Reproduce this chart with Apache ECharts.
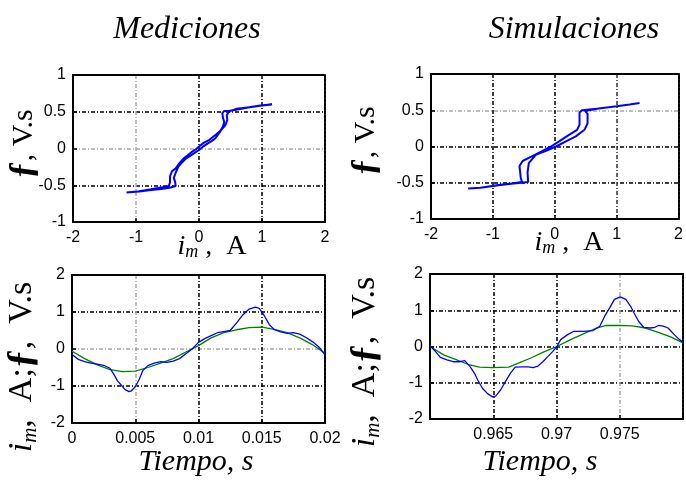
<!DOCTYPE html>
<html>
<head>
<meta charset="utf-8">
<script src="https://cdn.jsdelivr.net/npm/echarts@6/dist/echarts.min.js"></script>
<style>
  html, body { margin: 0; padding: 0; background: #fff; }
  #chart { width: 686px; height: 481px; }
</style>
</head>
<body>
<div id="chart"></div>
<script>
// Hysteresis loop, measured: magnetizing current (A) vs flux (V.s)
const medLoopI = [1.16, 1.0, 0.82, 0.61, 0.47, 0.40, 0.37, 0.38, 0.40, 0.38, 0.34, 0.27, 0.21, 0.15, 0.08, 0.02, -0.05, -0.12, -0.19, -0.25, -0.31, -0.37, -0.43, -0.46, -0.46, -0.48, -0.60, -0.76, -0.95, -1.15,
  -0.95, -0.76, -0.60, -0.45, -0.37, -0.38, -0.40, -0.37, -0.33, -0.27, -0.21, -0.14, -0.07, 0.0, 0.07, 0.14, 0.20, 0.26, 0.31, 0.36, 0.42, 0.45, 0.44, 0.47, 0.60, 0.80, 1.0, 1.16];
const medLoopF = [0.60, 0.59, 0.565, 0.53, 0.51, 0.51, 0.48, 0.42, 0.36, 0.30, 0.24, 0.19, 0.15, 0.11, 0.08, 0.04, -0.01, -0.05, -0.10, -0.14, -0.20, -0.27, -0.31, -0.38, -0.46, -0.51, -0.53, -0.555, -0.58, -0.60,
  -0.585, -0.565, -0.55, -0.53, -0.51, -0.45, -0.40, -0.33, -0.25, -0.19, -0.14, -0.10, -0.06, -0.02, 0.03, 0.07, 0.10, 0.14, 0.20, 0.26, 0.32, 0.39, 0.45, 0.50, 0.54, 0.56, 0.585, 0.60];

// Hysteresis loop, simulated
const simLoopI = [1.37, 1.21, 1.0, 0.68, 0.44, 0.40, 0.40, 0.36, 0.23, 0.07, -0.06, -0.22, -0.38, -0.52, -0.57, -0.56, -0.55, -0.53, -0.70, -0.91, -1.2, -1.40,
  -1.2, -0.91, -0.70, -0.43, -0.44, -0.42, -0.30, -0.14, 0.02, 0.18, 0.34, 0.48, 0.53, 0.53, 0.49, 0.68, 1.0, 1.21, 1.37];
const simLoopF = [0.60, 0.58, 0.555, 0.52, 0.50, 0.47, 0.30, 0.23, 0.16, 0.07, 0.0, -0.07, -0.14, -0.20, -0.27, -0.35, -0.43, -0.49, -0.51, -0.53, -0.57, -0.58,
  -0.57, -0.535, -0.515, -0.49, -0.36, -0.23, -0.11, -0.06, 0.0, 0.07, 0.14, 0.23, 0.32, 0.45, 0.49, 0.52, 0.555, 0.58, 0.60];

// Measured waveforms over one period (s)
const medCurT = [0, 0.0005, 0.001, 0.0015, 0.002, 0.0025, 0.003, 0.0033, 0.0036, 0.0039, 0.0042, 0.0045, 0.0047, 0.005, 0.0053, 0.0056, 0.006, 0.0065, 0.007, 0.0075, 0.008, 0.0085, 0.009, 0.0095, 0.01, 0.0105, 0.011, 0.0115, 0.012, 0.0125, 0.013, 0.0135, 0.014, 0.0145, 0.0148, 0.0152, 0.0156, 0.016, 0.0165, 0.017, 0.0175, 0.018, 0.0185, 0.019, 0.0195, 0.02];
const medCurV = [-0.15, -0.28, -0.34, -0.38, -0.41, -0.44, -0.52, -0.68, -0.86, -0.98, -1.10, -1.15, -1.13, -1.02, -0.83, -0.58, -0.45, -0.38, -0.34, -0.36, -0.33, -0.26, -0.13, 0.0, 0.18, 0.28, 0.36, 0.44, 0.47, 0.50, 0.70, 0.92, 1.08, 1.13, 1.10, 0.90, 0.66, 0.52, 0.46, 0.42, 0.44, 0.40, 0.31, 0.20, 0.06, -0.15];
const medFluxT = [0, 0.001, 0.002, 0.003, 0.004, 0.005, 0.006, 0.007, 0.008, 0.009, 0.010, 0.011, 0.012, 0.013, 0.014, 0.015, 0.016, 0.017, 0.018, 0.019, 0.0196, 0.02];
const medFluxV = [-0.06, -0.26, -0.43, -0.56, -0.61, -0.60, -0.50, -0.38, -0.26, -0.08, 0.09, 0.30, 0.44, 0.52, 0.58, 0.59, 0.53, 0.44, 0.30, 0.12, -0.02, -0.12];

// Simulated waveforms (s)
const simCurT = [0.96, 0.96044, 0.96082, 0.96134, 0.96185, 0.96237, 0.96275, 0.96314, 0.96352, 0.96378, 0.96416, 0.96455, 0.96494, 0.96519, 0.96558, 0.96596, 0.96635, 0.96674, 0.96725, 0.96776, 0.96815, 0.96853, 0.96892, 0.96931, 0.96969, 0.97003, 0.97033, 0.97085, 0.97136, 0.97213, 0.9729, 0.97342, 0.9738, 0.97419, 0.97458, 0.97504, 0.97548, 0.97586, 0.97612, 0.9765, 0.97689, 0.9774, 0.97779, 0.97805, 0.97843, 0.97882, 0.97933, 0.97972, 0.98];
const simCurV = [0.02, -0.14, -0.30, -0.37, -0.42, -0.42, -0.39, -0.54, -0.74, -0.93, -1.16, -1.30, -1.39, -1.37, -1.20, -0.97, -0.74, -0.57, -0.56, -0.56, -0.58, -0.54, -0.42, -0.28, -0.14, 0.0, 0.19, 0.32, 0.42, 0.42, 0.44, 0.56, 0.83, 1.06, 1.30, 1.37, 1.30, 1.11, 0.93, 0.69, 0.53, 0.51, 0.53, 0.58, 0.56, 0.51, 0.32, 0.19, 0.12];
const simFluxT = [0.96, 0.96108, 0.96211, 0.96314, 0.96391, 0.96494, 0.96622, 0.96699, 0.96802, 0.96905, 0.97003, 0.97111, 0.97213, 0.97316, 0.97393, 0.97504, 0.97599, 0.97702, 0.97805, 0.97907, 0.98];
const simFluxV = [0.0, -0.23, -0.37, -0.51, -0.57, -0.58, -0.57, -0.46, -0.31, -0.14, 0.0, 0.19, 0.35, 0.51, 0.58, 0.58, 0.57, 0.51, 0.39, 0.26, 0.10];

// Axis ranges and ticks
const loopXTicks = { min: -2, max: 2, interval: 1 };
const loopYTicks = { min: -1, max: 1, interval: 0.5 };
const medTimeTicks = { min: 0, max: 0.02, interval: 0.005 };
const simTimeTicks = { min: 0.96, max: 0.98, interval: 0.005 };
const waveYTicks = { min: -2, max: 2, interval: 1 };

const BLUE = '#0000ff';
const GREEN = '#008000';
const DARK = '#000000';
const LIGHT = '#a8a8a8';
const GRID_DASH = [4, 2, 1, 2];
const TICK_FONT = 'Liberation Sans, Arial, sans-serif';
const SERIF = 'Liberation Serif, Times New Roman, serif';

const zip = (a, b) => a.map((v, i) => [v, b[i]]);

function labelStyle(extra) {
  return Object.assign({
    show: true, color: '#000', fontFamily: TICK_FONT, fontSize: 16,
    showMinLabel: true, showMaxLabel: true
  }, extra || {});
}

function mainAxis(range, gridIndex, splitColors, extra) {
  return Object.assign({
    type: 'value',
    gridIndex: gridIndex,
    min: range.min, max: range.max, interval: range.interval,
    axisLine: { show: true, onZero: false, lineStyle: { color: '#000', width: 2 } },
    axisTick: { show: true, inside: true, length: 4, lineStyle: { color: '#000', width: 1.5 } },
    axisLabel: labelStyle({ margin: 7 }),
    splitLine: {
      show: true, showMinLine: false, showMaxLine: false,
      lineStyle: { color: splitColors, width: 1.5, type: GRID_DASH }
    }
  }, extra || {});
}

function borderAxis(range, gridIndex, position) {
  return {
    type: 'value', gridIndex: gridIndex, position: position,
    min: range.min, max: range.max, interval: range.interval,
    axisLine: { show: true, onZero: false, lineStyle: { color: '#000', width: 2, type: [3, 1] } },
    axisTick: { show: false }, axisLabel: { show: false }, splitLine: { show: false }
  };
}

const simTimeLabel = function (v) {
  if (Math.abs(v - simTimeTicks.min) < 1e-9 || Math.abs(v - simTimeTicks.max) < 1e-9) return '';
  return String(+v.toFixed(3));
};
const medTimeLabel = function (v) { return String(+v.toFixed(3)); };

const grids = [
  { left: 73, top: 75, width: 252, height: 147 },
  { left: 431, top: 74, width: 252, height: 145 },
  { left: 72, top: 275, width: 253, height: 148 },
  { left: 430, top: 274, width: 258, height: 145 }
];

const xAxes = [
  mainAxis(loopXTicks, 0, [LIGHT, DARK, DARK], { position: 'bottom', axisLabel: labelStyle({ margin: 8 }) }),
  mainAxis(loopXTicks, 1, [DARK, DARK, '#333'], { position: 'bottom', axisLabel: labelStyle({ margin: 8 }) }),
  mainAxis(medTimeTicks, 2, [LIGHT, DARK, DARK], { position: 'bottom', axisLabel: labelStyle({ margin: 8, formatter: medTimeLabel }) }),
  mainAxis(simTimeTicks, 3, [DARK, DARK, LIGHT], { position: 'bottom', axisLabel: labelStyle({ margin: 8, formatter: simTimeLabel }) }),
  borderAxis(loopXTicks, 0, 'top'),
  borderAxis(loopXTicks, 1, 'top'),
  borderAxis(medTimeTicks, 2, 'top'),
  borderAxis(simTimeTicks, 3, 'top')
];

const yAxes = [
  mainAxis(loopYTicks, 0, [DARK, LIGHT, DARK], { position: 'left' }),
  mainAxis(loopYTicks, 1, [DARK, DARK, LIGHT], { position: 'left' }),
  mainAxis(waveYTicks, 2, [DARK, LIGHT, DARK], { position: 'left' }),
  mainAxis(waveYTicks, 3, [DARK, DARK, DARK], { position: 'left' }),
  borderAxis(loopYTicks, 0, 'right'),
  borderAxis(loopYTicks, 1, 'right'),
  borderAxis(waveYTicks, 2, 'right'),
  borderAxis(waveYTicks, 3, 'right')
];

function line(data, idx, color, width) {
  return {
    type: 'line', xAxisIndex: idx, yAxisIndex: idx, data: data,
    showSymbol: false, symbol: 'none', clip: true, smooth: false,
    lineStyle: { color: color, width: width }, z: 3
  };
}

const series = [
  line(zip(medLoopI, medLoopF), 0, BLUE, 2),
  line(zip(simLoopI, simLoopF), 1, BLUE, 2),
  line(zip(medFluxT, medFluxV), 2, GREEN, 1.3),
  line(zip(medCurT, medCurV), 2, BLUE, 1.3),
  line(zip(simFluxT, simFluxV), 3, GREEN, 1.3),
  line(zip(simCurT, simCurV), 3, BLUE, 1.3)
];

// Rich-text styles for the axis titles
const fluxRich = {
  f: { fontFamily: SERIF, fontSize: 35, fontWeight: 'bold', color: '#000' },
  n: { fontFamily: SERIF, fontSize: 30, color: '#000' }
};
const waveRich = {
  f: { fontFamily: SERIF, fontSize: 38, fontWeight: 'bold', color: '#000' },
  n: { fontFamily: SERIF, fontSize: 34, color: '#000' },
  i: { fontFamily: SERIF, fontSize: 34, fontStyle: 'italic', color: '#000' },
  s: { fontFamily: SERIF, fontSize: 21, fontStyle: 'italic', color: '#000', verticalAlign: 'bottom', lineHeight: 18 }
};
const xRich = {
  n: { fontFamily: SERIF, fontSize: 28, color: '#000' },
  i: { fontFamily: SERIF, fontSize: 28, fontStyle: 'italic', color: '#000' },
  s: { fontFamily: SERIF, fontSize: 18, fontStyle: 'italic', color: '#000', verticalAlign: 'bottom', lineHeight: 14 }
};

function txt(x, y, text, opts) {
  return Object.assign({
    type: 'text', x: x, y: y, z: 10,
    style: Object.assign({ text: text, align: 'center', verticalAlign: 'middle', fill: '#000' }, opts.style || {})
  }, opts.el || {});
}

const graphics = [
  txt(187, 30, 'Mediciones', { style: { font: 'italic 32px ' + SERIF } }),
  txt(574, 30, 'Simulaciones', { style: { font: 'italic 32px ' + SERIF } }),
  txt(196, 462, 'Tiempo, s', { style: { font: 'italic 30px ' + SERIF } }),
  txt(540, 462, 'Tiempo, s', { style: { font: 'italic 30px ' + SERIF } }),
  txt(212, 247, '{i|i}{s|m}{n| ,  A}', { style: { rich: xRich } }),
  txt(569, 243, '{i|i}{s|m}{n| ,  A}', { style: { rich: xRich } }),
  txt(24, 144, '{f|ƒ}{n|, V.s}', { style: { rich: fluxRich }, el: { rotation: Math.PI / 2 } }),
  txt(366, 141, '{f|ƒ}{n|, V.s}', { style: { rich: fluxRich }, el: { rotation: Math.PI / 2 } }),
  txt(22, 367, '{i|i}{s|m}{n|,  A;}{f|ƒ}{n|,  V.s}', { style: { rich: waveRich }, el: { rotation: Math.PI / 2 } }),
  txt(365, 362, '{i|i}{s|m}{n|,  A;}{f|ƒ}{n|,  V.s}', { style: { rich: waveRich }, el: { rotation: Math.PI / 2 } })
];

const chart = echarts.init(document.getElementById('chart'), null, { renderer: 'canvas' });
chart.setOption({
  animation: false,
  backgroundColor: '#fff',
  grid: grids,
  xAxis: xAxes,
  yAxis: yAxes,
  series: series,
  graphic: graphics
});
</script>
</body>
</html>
-=-=-=-=-
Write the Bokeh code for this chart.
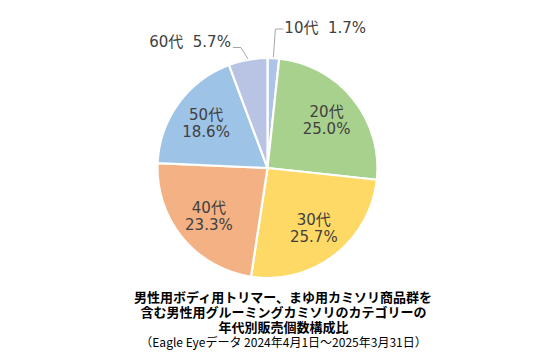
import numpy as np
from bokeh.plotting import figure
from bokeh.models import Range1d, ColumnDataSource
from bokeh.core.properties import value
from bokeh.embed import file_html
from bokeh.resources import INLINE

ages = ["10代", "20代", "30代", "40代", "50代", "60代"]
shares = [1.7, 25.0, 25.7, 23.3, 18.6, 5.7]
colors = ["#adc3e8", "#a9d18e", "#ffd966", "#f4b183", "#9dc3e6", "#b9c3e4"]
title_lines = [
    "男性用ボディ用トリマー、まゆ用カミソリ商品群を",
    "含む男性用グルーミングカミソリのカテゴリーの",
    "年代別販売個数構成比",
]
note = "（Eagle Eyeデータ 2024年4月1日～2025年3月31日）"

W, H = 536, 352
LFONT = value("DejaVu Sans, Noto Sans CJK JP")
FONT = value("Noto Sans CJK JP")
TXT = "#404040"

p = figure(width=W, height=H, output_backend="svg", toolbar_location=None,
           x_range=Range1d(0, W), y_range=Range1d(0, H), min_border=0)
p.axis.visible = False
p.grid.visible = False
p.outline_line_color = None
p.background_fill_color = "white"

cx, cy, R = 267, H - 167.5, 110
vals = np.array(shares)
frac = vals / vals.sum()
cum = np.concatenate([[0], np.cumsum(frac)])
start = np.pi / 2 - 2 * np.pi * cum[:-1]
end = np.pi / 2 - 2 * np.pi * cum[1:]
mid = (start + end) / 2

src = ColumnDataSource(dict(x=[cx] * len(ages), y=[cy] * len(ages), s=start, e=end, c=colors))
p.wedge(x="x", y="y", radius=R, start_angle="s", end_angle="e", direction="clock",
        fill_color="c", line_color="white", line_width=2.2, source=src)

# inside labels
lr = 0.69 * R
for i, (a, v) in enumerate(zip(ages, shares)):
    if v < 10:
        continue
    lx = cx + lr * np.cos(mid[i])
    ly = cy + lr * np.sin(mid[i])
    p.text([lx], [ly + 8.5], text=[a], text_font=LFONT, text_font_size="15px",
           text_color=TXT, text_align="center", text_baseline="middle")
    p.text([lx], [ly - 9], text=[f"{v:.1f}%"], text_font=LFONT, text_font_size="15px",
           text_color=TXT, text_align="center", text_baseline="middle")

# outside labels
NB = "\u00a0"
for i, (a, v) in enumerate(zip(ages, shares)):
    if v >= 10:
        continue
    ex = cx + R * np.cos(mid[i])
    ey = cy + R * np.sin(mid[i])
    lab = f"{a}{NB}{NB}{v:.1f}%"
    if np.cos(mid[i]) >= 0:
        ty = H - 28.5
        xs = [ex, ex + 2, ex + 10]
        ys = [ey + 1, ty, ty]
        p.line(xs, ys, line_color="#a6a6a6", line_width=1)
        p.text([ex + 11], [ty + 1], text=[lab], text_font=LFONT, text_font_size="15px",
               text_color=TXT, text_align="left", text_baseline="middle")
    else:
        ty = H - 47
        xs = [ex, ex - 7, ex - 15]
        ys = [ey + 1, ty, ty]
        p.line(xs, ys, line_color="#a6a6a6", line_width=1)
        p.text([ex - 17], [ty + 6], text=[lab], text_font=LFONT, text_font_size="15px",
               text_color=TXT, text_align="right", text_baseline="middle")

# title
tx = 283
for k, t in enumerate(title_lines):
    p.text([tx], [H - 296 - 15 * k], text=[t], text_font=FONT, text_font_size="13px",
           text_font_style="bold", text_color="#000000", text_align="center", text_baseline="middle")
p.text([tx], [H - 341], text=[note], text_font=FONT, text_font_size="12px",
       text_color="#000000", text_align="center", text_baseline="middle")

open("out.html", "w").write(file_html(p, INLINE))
-=-=-=-=-
### What the task requires
Using the records above, pull out each line where the word "this" occurs.

### Answer
Reproduce this chart with Apache ECharts.
Write the Bokeh code for this chart.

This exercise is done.